THE EXERCISE - Restate the material word for word and leave out anything that is a picture.

SUPPLIED DATA -
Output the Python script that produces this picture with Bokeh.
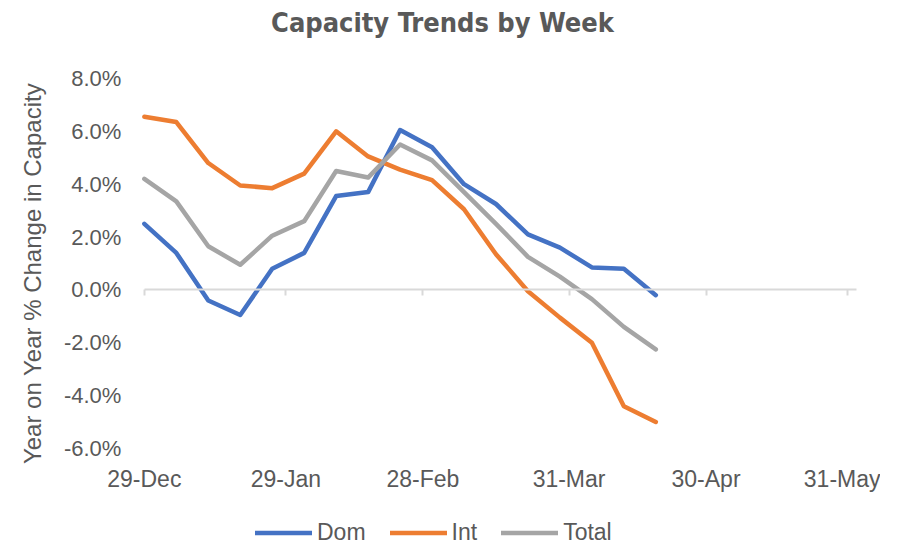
import pandas as pd
from bokeh.plotting import figure
from bokeh.models import (Range1d, FixedTicker, DatetimeTickFormatter, PrintfTickFormatter,
                          DatetimeAxis, CustomJSTickFormatter, Label, Legend, LegendItem,
                          ColumnDataSource)
from bokeh.embed import file_html
from bokeh.resources import INLINE

# ---- data ----
weeks = ["2019-12-29", "2020-01-05", "2020-01-12", "2020-01-19", "2020-01-26", "2020-02-02",
         "2020-02-09", "2020-02-16", "2020-02-23", "2020-03-01", "2020-03-08", "2020-03-15",
         "2020-03-22", "2020-03-29", "2020-04-05", "2020-04-12", "2020-04-19"]
dom = [2.5, 1.4, -0.4, -0.95, 0.8, 1.4, 3.55, 3.7, 6.05, 5.4, 4.0, 3.25, 2.1, 1.6, 0.85, 0.8, -0.2]
intl = [6.55, 6.35, 4.8, 3.95, 3.85, 4.4, 6.0, 5.05, 4.55, 4.15, 3.05, 1.35, -0.05, -1.05, -2.0, -4.4, -5.0]
total = [4.2, 3.35, 1.65, 0.95, 2.05, 2.6, 4.5, 4.25, 5.5, 4.9, 3.7, 2.5, 1.25, 0.5, -0.35, -1.4, -2.25]
series_names = ["Dom", "Int", "Total"]
x_tick_dates = ["2019-12-29", "2020-01-29", "2020-02-28", "2020-03-31", "2020-04-30", "2020-05-31"]
x_start, x_end = "2019-12-29", "2020-06-02"
y_ticks = [-6, -4, -2, 0, 2, 4, 6, 8]
title_text = "Capacity Trends by Week"
y_title = "Year on Year % Change in Capacity"

colors = ["#4472C4", "#ED7D31", "#A5A5A5"]
TXT = "#595959"
AXIS = "#D9D9D9"
FONT = "Liberation Sans"

def ms(d):
    return pd.Timestamp(d).value // 10**6

src = ColumnDataSource(dict(x=pd.to_datetime(weeks), dom=dom, intl=intl, total=total))
tick_ms = [ms(d) for d in x_tick_dates]

# The frame covers the whole canvas; the view ranges leave room around the plot area
# for the title, the axes' labels and the legend.
view_x = Range1d(pd.Timestamp(x_start) - pd.Timedelta(days=31.5),
                 pd.Timestamp(x_start) + pd.Timedelta(days=161.2))
view_y = Range1d(-9.71, 10.95)

p = figure(width=880, height=546, x_axis_type="datetime", x_range=view_x, y_range=view_y,
           output_backend="svg", toolbar_location=None,
           min_border_left=0, min_border_right=0, min_border_top=0, min_border_bottom=0)
p.outline_line_color = None
p.xgrid.visible = False
p.ygrid.visible = False
p.background_fill_color = "white"
p.border_fill_color = "white"

# title
p.add_layout(Label(x=442, y=524, x_units="screen", y_units="screen", text=title_text,
                   text_align="center", text_baseline="alphabetic",
                   text_font="DejaVu Sans Condensed", text_font_style="bold",
                   text_font_size="27px", text_color=TXT))

# date labels (below the value range)
xa = p.xaxis[0]
xa.fixed_location = y_ticks[0]
xa.ticker = FixedTicker(ticks=tick_ms)
fmt = "%d-%b"
xa.formatter = DatetimeTickFormatter(milliseconds=fmt, seconds=fmt, minsec=fmt, minutes=fmt,
                                     hourmin=fmt, hours=fmt, days=fmt, months=fmt, years=fmt)
xa.axis_line_color = None
xa.major_tick_line_color = None
xa.minor_tick_line_color = None
xa.major_tick_out = 0
xa.major_tick_in = 0
xa.major_label_standoff = 18
xa.major_label_text_font = FONT
xa.major_label_text_font_size = "23px"
xa.major_label_text_color = TXT

# zero-line axis with tick marks
za = DatetimeAxis(fixed_location=0, ticker=FixedTicker(ticks=tick_ms),
                  bounds=(ms(x_start), ms(x_end)),
                  formatter=CustomJSTickFormatter(code="return ''"),
                  axis_line_color=AXIS, axis_line_width=2,
                  major_tick_line_color=AXIS, major_tick_line_width=2,
                  major_tick_in=0, major_tick_out=6, minor_tick_line_color=None,
                  major_label_standoff=0)
p.add_layout(za, "below")

# y axis, placed at the start of the date range
ya = p.yaxis[0]
ya.fixed_location = ms(x_start)
ya.ticker = FixedTicker(ticks=y_ticks)
ya.formatter = PrintfTickFormatter(format="%.1f%%")
ya.axis_line_color = None
ya.major_tick_line_color = None
ya.minor_tick_line_color = None
ya.major_tick_out = 0
ya.major_tick_in = 0
ya.major_label_standoff = 23
ya.major_label_text_font = FONT
ya.major_label_text_font_size = "22px"
ya.major_label_text_color = TXT
ya.axis_label = y_title
ya.axis_label_text_font = FONT
ya.axis_label_text_font_size = "24px"
ya.axis_label_text_font_style = "normal"
ya.axis_label_text_color = TXT
ya.axis_label_standoff = 15

renderers = []
for col, c in zip(["dom", "intl", "total"], colors):
    r = p.line("x", col, source=src, line_color=c, line_width=4.5,
               line_cap="round", line_join="round")
    renderers.append(r)

legend = Legend(items=[LegendItem(label=n, renderers=[r]) for n, r in zip(series_names, renderers)],
                orientation="horizontal", location=(255, 0),
                glyph_width=57, glyph_height=27, label_height=27, label_standoff=5, spacing=24,
                padding=0, margin=0, border_line_color=None, background_fill_alpha=0,
                label_text_font=FONT, label_text_font_size="23px", label_text_color=TXT)
p.add_layout(legend, "center")

open("out.html", "w").write(file_html(p, INLINE))
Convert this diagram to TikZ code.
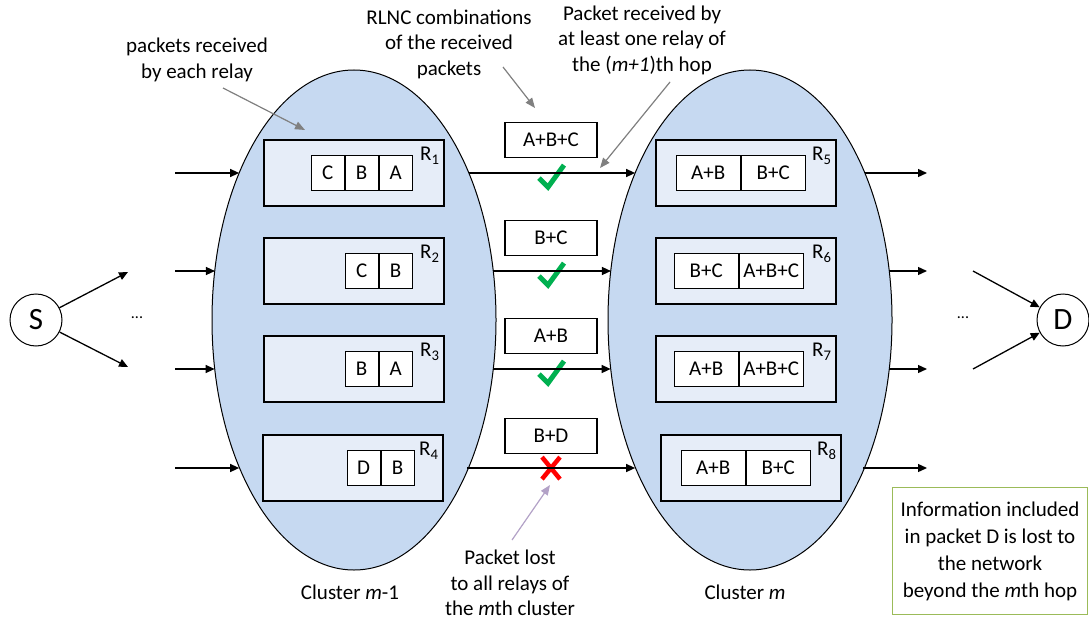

THE OUTPUT -
Output the Python script that produces this picture with Bokeh.
import pandas as pd
from bokeh.plotting import figure
from bokeh.models import (Range1d, FixedTicker, DatetimeTickFormatter, PrintfTickFormatter,
                          DatetimeAxis, CustomJSTickFormatter, Label, Legend, LegendItem,
                          ColumnDataSource)
from bokeh.embed import file_html
from bokeh.resources import INLINE

# ---- data ----
weeks = ["2019-12-29", "2020-01-05", "2020-01-12", "2020-01-19", "2020-01-26", "2020-02-02",
         "2020-02-09", "2020-02-16", "2020-02-23", "2020-03-01", "2020-03-08", "2020-03-15",
         "2020-03-22", "2020-03-29", "2020-04-05", "2020-04-12", "2020-04-19"]
dom = [2.5, 1.4, -0.4, -0.95, 0.8, 1.4, 3.55, 3.7, 6.05, 5.4, 4.0, 3.25, 2.1, 1.6, 0.85, 0.8, -0.2]
intl = [6.55, 6.35, 4.8, 3.95, 3.85, 4.4, 6.0, 5.05, 4.55, 4.15, 3.05, 1.35, -0.05, -1.05, -2.0, -4.4, -5.0]
total = [4.2, 3.35, 1.65, 0.95, 2.05, 2.6, 4.5, 4.25, 5.5, 4.9, 3.7, 2.5, 1.25, 0.5, -0.35, -1.4, -2.25]
series_names = ["Dom", "Int", "Total"]
x_tick_dates = ["2019-12-29", "2020-01-29", "2020-02-28", "2020-03-31", "2020-04-30", "2020-05-31"]
x_start, x_end = "2019-12-29", "2020-06-02"
y_ticks = [-6, -4, -2, 0, 2, 4, 6, 8]
title_text = "Capacity Trends by Week"
y_title = "Year on Year % Change in Capacity"

colors = ["#4472C4", "#ED7D31", "#A5A5A5"]
TXT = "#595959"
AXIS = "#D9D9D9"
FONT = "Liberation Sans"

def ms(d):
    return pd.Timestamp(d).value // 10**6

src = ColumnDataSource(dict(x=pd.to_datetime(weeks), dom=dom, intl=intl, total=total))
tick_ms = [ms(d) for d in x_tick_dates]

# The frame covers the whole canvas; the view ranges leave room around the plot area
# for the title, the axes' labels and the legend.
view_x = Range1d(pd.Timestamp(x_start) - pd.Timedelta(days=31.5),
                 pd.Timestamp(x_start) + pd.Timedelta(days=161.2))
view_y = Range1d(-9.71, 10.95)

p = figure(width=880, height=546, x_axis_type="datetime", x_range=view_x, y_range=view_y,
           output_backend="svg", toolbar_location=None,
           min_border_left=0, min_border_right=0, min_border_top=0, min_border_bottom=0)
p.outline_line_color = None
p.xgrid.visible = False
p.ygrid.visible = False
p.background_fill_color = "white"
p.border_fill_color = "white"

# title
p.add_layout(Label(x=442, y=524, x_units="screen", y_units="screen", text=title_text,
                   text_align="center", text_baseline="alphabetic",
                   text_font="DejaVu Sans Condensed", text_font_style="bold",
                   text_font_size="27px", text_color=TXT))

# date labels (below the value range)
xa = p.xaxis[0]
xa.fixed_location = y_ticks[0]
xa.ticker = FixedTicker(ticks=tick_ms)
fmt = "%d-%b"
xa.formatter = DatetimeTickFormatter(milliseconds=fmt, seconds=fmt, minsec=fmt, minutes=fmt,
                                     hourmin=fmt, hours=fmt, days=fmt, months=fmt, years=fmt)
xa.axis_line_color = None
xa.major_tick_line_color = None
xa.minor_tick_line_color = None
xa.major_tick_out = 0
xa.major_tick_in = 0
xa.major_label_standoff = 18
xa.major_label_text_font = FONT
xa.major_label_text_font_size = "23px"
xa.major_label_text_color = TXT

# zero-line axis with tick marks
za = DatetimeAxis(fixed_location=0, ticker=FixedTicker(ticks=tick_ms),
                  bounds=(ms(x_start), ms(x_end)),
                  formatter=CustomJSTickFormatter(code="return ''"),
                  axis_line_color=AXIS, axis_line_width=2,
                  major_tick_line_color=AXIS, major_tick_line_width=2,
                  major_tick_in=0, major_tick_out=6, minor_tick_line_color=None,
                  major_label_standoff=0)
p.add_layout(za, "below")

# y axis, placed at the start of the date range
ya = p.yaxis[0]
ya.fixed_location = ms(x_start)
ya.ticker = FixedTicker(ticks=y_ticks)
ya.formatter = PrintfTickFormatter(format="%.1f%%")
ya.axis_line_color = None
ya.major_tick_line_color = None
ya.minor_tick_line_color = None
ya.major_tick_out = 0
ya.major_tick_in = 0
ya.major_label_standoff = 23
ya.major_label_text_font = FONT
ya.major_label_text_font_size = "22px"
ya.major_label_text_color = TXT
ya.axis_label = y_title
ya.axis_label_text_font = FONT
ya.axis_label_text_font_size = "24px"
ya.axis_label_text_font_style = "normal"
ya.axis_label_text_color = TXT
ya.axis_label_standoff = 15

renderers = []
for col, c in zip(["dom", "intl", "total"], colors):
    r = p.line("x", col, source=src, line_color=c, line_width=4.5,
               line_cap="round", line_join="round")
    renderers.append(r)

legend = Legend(items=[LegendItem(label=n, renderers=[r]) for n, r in zip(series_names, renderers)],
                orientation="horizontal", location=(255, 0),
                glyph_width=57, glyph_height=27, label_height=27, label_standoff=5, spacing=24,
                padding=0, margin=0, border_line_color=None, background_fill_alpha=0,
                label_text_font=FONT, label_text_font_size="23px", label_text_color=TXT)
p.add_layout(legend, "center")

open("out.html", "w").write(file_html(p, INLINE))
Convert this diagram to TikZ code.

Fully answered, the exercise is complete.